» EXERCISE INPUTS:
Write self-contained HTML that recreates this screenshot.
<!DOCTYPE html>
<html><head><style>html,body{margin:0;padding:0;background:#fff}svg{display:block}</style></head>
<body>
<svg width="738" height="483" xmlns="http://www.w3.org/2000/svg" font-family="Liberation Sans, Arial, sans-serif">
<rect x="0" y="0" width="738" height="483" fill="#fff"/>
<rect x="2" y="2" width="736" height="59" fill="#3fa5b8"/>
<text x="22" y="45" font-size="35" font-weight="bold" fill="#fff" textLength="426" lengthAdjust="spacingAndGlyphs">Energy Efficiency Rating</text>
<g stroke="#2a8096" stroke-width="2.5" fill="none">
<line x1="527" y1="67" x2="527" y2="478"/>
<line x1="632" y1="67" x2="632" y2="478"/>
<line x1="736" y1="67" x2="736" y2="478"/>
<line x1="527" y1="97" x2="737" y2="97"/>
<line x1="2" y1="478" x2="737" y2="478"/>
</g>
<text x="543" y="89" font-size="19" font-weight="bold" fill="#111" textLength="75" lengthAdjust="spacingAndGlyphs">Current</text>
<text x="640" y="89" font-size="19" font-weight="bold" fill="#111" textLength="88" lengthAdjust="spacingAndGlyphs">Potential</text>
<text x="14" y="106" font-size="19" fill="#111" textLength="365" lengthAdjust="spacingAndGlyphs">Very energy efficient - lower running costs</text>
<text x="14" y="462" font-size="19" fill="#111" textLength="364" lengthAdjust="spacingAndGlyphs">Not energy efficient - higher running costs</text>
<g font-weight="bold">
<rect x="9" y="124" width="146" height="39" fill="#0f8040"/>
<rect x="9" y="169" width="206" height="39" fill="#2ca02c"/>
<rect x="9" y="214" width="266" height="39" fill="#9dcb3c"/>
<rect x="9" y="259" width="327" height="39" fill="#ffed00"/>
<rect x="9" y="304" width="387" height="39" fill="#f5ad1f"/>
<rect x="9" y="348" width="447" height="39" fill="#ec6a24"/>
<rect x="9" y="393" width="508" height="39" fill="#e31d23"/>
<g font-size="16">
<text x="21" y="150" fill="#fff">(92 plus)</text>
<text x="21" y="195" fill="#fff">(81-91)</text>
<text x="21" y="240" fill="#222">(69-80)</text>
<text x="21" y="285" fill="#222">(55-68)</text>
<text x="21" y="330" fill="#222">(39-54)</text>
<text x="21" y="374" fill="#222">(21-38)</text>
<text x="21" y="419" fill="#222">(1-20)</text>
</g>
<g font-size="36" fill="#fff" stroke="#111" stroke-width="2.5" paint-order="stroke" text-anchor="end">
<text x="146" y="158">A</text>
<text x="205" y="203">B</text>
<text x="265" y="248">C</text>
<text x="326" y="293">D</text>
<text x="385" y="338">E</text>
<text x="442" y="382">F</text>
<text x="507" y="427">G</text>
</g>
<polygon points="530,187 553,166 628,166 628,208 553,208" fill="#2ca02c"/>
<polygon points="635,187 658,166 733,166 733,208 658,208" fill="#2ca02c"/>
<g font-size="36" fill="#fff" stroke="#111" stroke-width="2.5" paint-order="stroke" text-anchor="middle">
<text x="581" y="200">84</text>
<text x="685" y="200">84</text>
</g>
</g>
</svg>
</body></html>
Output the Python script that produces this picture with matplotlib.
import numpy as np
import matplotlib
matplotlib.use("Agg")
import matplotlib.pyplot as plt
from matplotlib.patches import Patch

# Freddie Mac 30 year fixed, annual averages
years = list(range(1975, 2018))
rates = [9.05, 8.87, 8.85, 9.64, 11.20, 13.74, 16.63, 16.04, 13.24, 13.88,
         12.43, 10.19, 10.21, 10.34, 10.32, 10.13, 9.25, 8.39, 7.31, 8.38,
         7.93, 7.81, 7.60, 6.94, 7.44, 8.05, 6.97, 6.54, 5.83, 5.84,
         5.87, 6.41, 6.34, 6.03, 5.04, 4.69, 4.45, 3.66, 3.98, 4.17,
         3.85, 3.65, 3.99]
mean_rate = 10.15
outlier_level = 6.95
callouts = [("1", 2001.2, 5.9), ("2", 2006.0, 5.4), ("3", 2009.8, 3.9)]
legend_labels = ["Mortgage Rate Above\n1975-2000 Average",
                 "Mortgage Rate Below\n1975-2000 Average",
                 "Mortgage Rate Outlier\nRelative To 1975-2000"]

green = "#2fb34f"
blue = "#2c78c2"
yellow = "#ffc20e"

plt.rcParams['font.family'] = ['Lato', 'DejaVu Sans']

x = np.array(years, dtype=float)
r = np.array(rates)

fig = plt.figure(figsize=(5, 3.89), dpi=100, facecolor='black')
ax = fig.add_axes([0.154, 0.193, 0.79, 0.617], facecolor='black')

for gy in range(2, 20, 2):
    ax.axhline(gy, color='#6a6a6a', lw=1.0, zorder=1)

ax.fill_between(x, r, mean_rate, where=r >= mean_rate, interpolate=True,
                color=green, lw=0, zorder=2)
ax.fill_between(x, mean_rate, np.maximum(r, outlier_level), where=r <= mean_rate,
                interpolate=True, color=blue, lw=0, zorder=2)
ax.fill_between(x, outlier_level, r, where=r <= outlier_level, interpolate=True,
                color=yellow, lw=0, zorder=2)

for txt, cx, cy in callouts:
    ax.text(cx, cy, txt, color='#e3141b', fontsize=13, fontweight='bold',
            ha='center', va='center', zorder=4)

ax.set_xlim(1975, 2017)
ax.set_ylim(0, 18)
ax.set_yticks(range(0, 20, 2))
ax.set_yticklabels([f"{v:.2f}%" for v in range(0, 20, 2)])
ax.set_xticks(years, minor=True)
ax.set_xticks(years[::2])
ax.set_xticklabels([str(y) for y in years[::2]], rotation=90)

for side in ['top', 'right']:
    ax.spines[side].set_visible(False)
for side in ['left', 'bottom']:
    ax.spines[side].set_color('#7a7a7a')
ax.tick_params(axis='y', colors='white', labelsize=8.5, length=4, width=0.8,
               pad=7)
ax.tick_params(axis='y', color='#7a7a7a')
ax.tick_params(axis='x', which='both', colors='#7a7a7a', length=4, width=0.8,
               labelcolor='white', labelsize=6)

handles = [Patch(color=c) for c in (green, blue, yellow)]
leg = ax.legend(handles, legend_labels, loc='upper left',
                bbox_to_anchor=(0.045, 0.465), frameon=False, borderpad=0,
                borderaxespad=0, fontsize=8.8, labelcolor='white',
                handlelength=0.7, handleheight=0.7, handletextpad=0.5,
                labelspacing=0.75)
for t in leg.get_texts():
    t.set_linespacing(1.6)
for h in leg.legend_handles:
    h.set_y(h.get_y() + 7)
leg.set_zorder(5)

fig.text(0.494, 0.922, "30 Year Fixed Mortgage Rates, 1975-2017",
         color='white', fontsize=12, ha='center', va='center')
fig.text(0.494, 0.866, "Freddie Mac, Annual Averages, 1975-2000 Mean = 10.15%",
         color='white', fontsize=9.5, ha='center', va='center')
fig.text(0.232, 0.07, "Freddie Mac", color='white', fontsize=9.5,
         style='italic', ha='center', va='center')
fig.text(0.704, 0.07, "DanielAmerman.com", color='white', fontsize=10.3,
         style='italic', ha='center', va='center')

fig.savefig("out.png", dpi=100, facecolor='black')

* * *

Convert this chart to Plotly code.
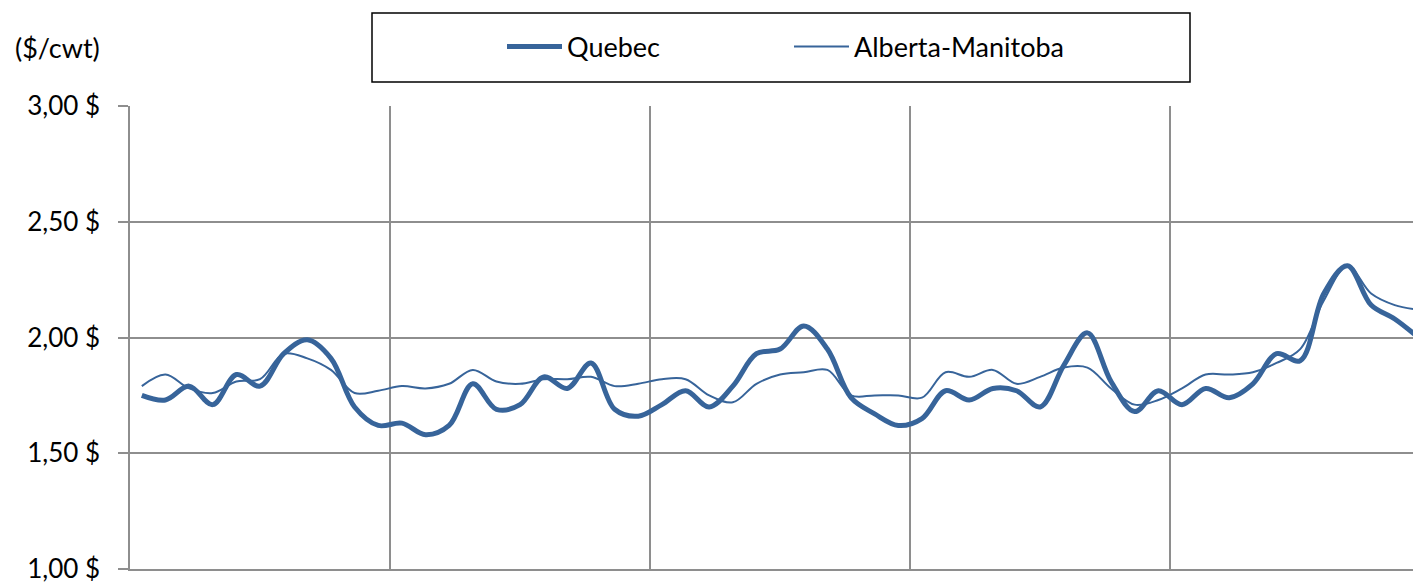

...

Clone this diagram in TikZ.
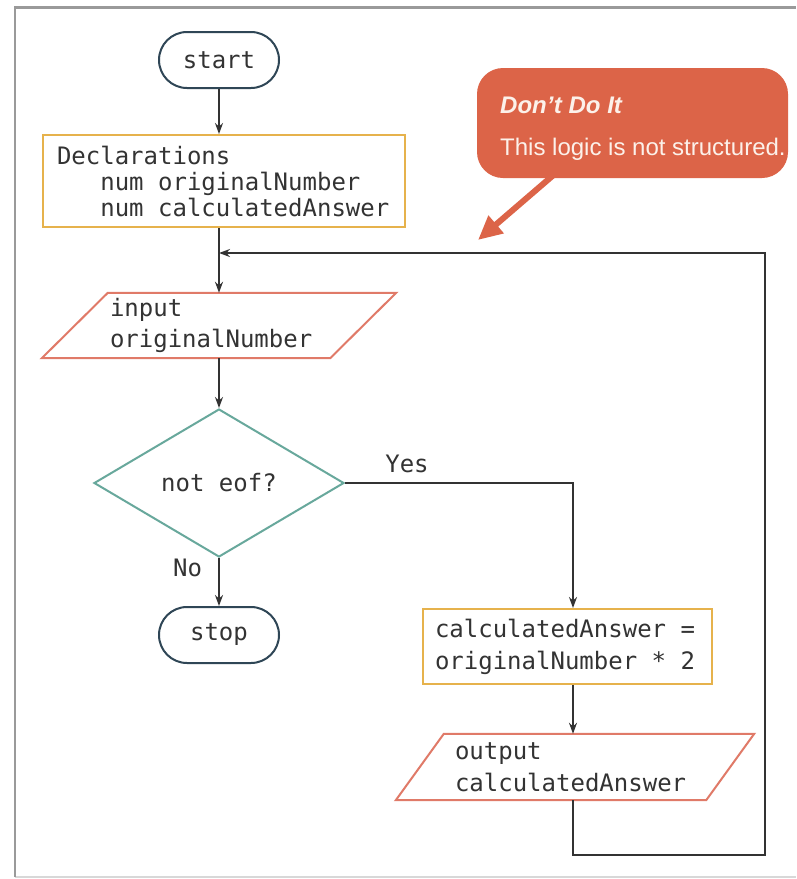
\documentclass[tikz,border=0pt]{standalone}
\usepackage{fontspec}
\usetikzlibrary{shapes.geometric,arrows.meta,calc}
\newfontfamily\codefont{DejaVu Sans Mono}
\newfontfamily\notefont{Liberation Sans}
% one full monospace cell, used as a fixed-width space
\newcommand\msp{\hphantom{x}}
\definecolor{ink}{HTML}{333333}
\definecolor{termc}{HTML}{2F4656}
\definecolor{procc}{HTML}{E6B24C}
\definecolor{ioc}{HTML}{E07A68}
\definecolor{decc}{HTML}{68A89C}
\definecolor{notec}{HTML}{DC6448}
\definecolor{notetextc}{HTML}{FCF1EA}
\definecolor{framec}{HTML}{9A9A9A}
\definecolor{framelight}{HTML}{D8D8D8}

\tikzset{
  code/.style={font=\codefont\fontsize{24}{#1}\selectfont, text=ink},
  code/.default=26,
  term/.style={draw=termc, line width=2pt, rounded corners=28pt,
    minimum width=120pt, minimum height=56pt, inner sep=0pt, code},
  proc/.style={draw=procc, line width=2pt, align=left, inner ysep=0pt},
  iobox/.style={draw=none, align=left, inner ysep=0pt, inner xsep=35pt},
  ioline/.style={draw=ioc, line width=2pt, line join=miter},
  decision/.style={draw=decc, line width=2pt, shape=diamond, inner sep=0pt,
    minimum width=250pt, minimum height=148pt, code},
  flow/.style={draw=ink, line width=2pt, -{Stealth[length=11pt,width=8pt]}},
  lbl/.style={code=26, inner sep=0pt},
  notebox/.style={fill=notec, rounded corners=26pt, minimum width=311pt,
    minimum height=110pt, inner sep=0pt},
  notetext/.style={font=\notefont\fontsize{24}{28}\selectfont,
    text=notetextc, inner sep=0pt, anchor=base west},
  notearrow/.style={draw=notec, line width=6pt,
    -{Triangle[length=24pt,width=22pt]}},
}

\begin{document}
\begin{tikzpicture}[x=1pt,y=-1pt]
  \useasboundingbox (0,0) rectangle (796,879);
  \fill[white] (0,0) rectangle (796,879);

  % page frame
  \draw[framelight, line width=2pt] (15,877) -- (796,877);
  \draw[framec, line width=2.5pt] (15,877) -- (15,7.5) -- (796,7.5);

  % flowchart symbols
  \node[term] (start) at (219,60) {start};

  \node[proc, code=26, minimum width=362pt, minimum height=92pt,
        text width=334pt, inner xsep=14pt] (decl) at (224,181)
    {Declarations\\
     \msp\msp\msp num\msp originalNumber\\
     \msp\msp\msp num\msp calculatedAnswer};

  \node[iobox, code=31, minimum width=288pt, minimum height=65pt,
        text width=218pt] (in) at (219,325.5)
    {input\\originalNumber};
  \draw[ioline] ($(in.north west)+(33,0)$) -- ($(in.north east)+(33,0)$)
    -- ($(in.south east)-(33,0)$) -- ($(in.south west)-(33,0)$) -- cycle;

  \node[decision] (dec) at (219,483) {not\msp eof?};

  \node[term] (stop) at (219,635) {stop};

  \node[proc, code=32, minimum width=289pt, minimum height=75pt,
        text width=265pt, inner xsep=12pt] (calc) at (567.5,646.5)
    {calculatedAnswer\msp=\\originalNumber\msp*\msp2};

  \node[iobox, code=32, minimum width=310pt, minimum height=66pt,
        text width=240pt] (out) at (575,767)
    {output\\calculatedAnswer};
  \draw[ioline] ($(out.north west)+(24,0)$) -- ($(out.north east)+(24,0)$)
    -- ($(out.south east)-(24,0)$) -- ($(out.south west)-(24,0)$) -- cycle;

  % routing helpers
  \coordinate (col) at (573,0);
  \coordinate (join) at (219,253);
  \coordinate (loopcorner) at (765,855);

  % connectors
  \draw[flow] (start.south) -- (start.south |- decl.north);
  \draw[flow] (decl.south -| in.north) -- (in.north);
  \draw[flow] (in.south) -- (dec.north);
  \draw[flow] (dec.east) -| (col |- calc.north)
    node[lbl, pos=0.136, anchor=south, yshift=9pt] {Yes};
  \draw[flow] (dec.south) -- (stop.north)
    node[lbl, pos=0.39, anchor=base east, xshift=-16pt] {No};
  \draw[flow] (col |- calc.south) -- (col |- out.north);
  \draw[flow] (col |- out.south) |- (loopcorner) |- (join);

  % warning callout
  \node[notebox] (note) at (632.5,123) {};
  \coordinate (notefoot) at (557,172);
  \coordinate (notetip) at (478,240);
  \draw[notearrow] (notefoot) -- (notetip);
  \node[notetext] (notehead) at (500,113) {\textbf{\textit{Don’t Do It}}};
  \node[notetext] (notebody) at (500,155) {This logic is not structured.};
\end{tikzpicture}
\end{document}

» PROBLEM TO SOLVE:
From the listing, tally every line with the word "that" in it and give only the tally.

» CORRECT OUTPUT:
2